Labour polled 34 percent in a new YouGov survey, one point ahead of the Conservatives, and the first time they have taken the lead since before the May 2015 election.

"Euro squabbles appear to be hurting the party's image," wrote YouGov director Anthony Wells and founder Stephan Shakespeare in a joint commentary in The Times newspaper.

"Our polls have found that more than two-thirds of the public see the Tories (Conservatives) as divided."

Cameron is leading the campaign for Britain to stay in the European Union in the June 23 referendum.

But London's Tory mayor Boris Johnson, six senior Conservative ministers and an estimated third of the party's 330 MPs are backing a so-called Brexit.

"Voters don't like divided parties," commented Mike Smithson, an election analyst who runs the Political Betting blog.

Labour, led by left-winger Jeremy Corbyn, is also divided over the EU but its disagreements have not been so public.

The YouGov poll appears to indicate a trend after a poll for ICM earlier this week for The Guardian newspaper put the Conservatives and Labour neck and neck at 36 percent.

This represents a blow for the Tories, who had enjoyed a lead of up to double figures in recent months.
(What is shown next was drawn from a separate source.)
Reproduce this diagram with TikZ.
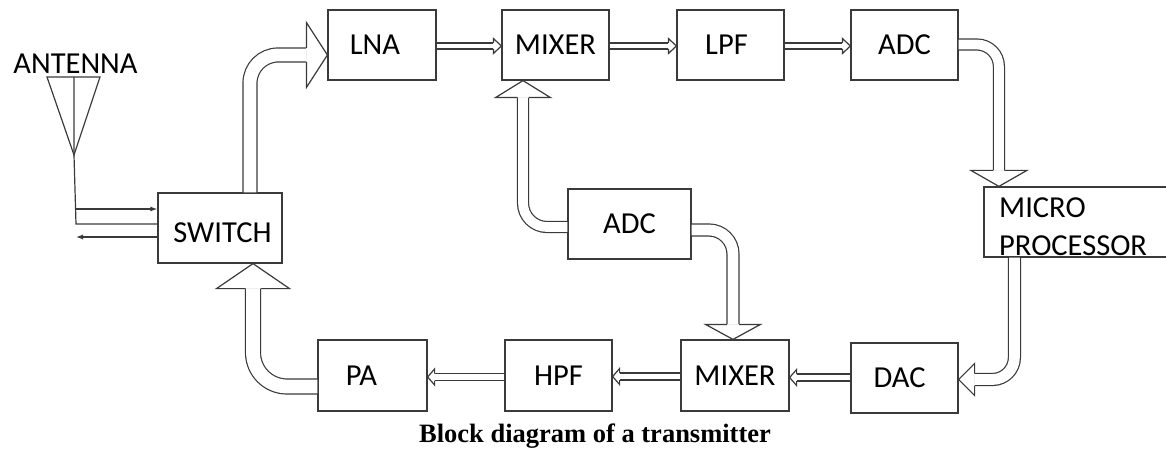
\documentclass[tikz,border=0pt]{standalone}
\usepackage{fontspec}
\setmainfont{Carlito}
\newfontfamily\capfont{Liberation Serif}
\usetikzlibrary{calc,arrows.meta}
\definecolor{lc}{HTML}{3A3A3A}
\tikzset{
  ln/.style={draw=lc, line width=1.2pt, line join=miter},
  box/.style={ln, rectangle, minimum height=70pt, inner sep=0pt, font=\fontsize{30.5}{37}\selectfont},
  lbl/.style={inner sep=0pt, font=\fontsize{30.5}{37}\selectfont},
  shaft/.style={draw=lc, line width=1.2pt, double=white, double distance=#1},
}
\newcommand\blockhead[5]{%
  \begin{scope}[shift={(#1)},rotate=#2]
    \fill[white] (0,0) -- (-#3,-#4) -- (-#3,#4) -- cycle;
    \draw[ln] (-#3,-#5) -- (-#3,-#4) -- (0,0) -- (-#3,#4) -- (-#3,#5);
  \end{scope}}
\begin{document}
\begin{tikzpicture}[x=1pt,y=-1pt]
\useasboundingbox (0,0) rectangle (1166,454);
\clip (0,0) rectangle (1166,454);
% boxes
\node[box, minimum width=108pt] (lna) at (382,45) {\kern-14pt LNA};
\node[box, minimum width=107pt] (mixa) at (555.5,45) {MIXER};
\node[box, minimum width=107pt] (lpf) at (730.5,45) {\kern-8pt LPF};
\node[box, minimum width=107pt] (adca) at (904.5,45) {ADC};
\node[box, minimum width=124pt] (sw) at (220,228) {\kern5pt\raisebox{-5pt}[\height][0pt]{SWITCH}};
\node[box, minimum width=123pt] (adcb) at (629.5,224) {ADC};
\node[box, minimum width=196pt] (mp) at (1082,222) {};
\node[lbl, anchor=base west] (mpa) at (999,218) {MICRO};
\node[lbl, anchor=base west] (mpb) at (999,255) {PROCESSOR};
\node[box, minimum width=107pt] (dac) at (904.5,378) {\kern-10pt DAC};
\node[box, minimum width=108pt, minimum height=71pt] (mixb) at (735,375.5) {MIXER};
\node[box, minimum width=107pt, minimum height=71pt] (hpf) at (558.5,375.5) {HPF};
\node[box, minimum width=109pt, minimum height=71pt] (pa) at (372.5,375.5) {\kern-22pt PA};
% antenna
\node[lbl] (antlabel) at (75.5,63.5) {ANTENNA};
\coordinate (ap) at (74,155);
\coordinate (at) at (74,77);
\coordinate (ab) at (76,224);
\coordinate (j1) at (76,209);
\coordinate (j2) at (76,237);
\draw[ln] (47,77) -- (100,77) -- (ap) -- cycle;
\draw[ln] (at) -- (ap) -- (ab) -- ($(sw.west)+(0,-4)$);
\draw[ln, -{Latex[length=7pt,width=5pt]}] (j1) -- ($(sw.west)+(0,-19)$);
\draw[ln, -{Latex[length=7pt,width=5pt]}] ($(sw.west)+(0,9)$) -- (j2);
% big block arrows
\draw[shaft=12.8pt, rounded corners=28pt, shorten >=21pt] ($(sw.north)+(30,0)$) |- ($(lna.west)+(0,10)$);
\blockhead{$(lna.west)+(0,10)$}{0}{21}{32.5}{7}
\draw[shaft=9.8pt, rounded corners=22pt, shorten >=16pt] ($(adca.east)+(0,-0.5)$) -| ($(mp.north west)+(15.5,0)$);
\blockhead{$(mp.north west)+(15.5,0)$}{-90}{16}{28}{5.5}
\draw[shaft=10.8pt, rounded corners=22pt, shorten >=16pt] ($(mp.south west)+(31,0)$) |- ($(dac.east)+(0,1.5)$);
\blockhead{$(dac.east)+(0,1.5)$}{180}{16}{16}{6}
\draw[shaft=9.8pt, rounded corners=24pt, shorten >=17pt] ($(adcb.west)+(0,3)$) -| ($(mixa.south)+(-32.5,0)$);
\blockhead{$(mixa.south)+(-32.5,0)$}{90}{17}{27.5}{5.5}
\draw[shaft=10.8pt, rounded corners=24pt, shorten >=15pt] ($(adcb.east)+(0,6)$) -| ($(mixb.north)+(-2,0)$);
\blockhead{$(mixb.north)+(-2,0)$}{-90}{15}{27.5}{6}
\draw[shaft=13.8pt, rounded corners=34pt, shorten >=25pt] ($(pa.west)+(0,11)$) -| ($(sw.south)+(33,0)$);
\blockhead{$(sw.south)+(33,0)$}{90}{25}{36.5}{7.5}
% small hollow arrows, top row
\draw[shaft=4.8pt, shorten >=8pt] ($(lna.east)+(0,1)$) -- ($(mixa.west)+(0,1)$);
\blockhead{$(mixa.west)+(0,1)$}{0}{8}{7.5}{3}
\draw[shaft=4.8pt, shorten >=8pt] ($(mixa.east)+(0,1)$) -- ($(lpf.west)+(0,1)$);
\blockhead{$(lpf.west)+(0,1)$}{0}{8}{7.5}{3}
\draw[shaft=4.8pt, shorten >=8pt] ($(lpf.east)+(0,1)$) -- ($(adca.west)+(0,1)$);
\blockhead{$(adca.west)+(0,1)$}{0}{8}{7.5}{3}
% small hollow arrows, bottom row
\draw[shaft=5.8pt, shorten >=7pt] ($(dac.west)+(0,-0.5)$) -- ($(mixb.east)+(0,2)$);
\blockhead{$(mixb.east)+(0,2)$}{180}{7}{8}{3.5}
\draw[shaft=5.8pt, shorten >=7pt] ($(mixb.west)+(0,1)$) -- ($(hpf.east)+(0,1)$);
\blockhead{$(hpf.east)+(0,1)$}{180}{7}{8}{3.5}
\draw[shaft=5.8pt, shorten >=7pt] ($(hpf.west)+(0,1.5)$) -- ($(pa.east)+(0,1.5)$);
\blockhead{$(pa.east)+(0,1.5)$}{180}{7}{8}{3.5}
% caption
\node[inner sep=0pt, anchor=base, font=\capfont\bfseries\fontsize{26.5}{30}\selectfont] (cap) at (595,442) {Block diagram of a transmitter};
\end{tikzpicture}
\end{document}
ICM research director Martin Boon cautioned that the survey could be a "rogue" poll, noting the past tendency to exaggerate Labour support.

But he noted: "We have seen an unprecedented level of division within the Conservative party over the EU."

He added: "Under such circumstances, polling support tends to suffer -- there's nothing worse than party disunity to prompt a polling freefall."

The YouGov poll was taken after finance minister George Osborne's budget on Wednesday.

It found that 38 percent of respondents thought the annual package of tax and spending measures was unfair. Just 28 percent thought it fair.

At this point in the last parliament, Labour was well ahead in the polls. At the election, the Conservatives won 36.9 percent of the vote, compared to Labour's 30.4 percent.